Three charter flights have left the UK in the last three weeks, removing migrants to the EU, Pakistan and Jamaica.
As well as potential victims of modern slavery, it is thought some of those deported were seeking asylum and face torture if they are returned to their countries of origin.
Lawyers told The Independent many of those being deported had not had the opportunity to fight their case due to poor legal advice.
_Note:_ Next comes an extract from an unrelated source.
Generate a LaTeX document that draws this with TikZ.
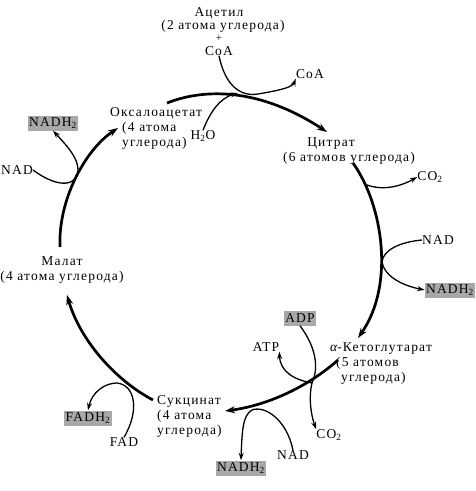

This comes after 25 Jamaican nationals avoided removal earlier this month after courts ruled they had not been provided with quality legal advice.
Some of those facing deportation told the newspaper that they had been exploited without pay and physically abused by their UK-based employers.
Toufique Hossain, Director of Public Law at Duncan Lewis Solicitors, told The Independent that the Home Office was aware some of those being deported had been referred to have their cases investigated after claims of modern slavery.
“They’d rather wait for the courts to intervene than do the right thing,” he said.
“The Home Office continue their relentless practice of mass expulsion by way of charter flights, undeterred even by recent clear examples where removal would have been unlawful.”
Bella Sankey, Director of Detention Action, was quoted by the newspaper as saying: “Three attempted charter flights by Boris Johnson’s government in as many weeks – it’s clear this prime minister is no ‘Brexity-Hezza’. He is presiding over a deeply illiberal mass deportation policy, which scoops up victims of modern slavery and long term British residents indiscriminately.
“Parliament must embrace fundamental reform of this system through the Immigration Bill or knowingly put its trust in a government which boasts contempt for the rule of law.”